What matters most is whether or not the customer has confidence in your product knowledge and trusts you as an authority.
Every business owner wants to brag on their business just as much as their children. Do you know your customer’s industry as well as their family tree?
What industry challenges keep Truck Buyer John awake at night?
Maybe John is having a great year but a key supplier just gave him some bad news that will complicate his business a few weeks down the road.
In an NTEA Work Truck session held Tuesday, Bob Aquaro, Vice President, TARA Commercial Vehicle Consulting Services, said you should know as much as possible about your customer and their industry before the first sales meeting.
The first sales meeting will validate that information and you’ll learn new information that will later affect the negotiation process.
On your first sales call, dress similar to your customer, and grooming is important. If you can’t find out your customer’s dress code, Aquaro says err on the side of your Sunday best.
“You can’t go wrong in a suit and tie, for both men and women,” he says. “You can go wrong in jeans and a t-shirt.”
He says salespeople are the most important part of the deal. They establish customer confidence and trust.
And you do this by knowing what you’re talking about – being prepared.
Part of the preparation is understanding your customer, and understanding them is not the same as getting to know them.
Aquaro offered four essential steps in sales.
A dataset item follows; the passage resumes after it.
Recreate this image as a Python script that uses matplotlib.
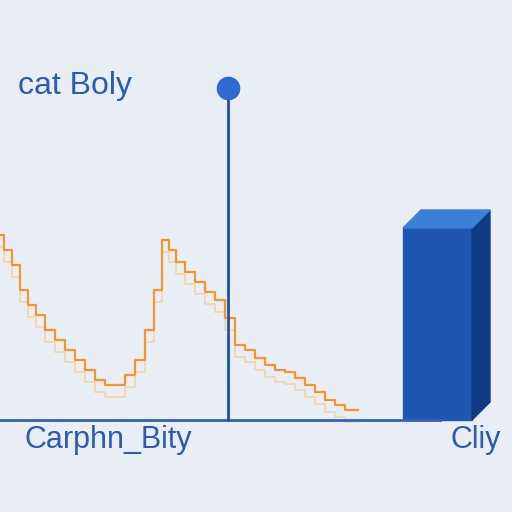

1. Sell yourself first. People buy from people. You want them to say, “Why should I buy from this guy and not from other people.”
2. Sell your company second. This is essentially an extension of the first directive. Why should they buy from you, and what makes your company better than others? Always refer to your company as “we” or “our” not “they.” Make yourself an authority for the company.
“Mr. Customer, I would like to tell you a little bit about my company.” This should only take about 30 seconds. “How do I tell my story in about 30 seconds,” Aquaro asks.
3. Sell your product third.
Then, present your price and be prepared to negotiate.
In negotiations, don’t forget the most important part: Asking for the business.
Aquaro says he is consistently amazed at the number of sales negotiations that fail to wrap up with asking for the order.
Sure, that’s implied. Why else would you be there? You’re there to make a sale.
However, asking for the order is the easiest catalyst to jumpstart negotiations en route to the close, Aquaro says.
Once you’re in front of the customer and working on negotiations, don’t say this: “I will have to talk to my boss and get back with you”
Say this: “I will have to study that proposal and see if it’s the best decision for both our companies.”
You’ve essentially said the same thing, and you’re still going to back up and talk it over with your bosses, but you’re taking ownership in the decision process and preserving your authority in the negotiation process.
You don’t “get” business, you “earn” it.
Understanding how to earn it can easily pave the way to earning more of it.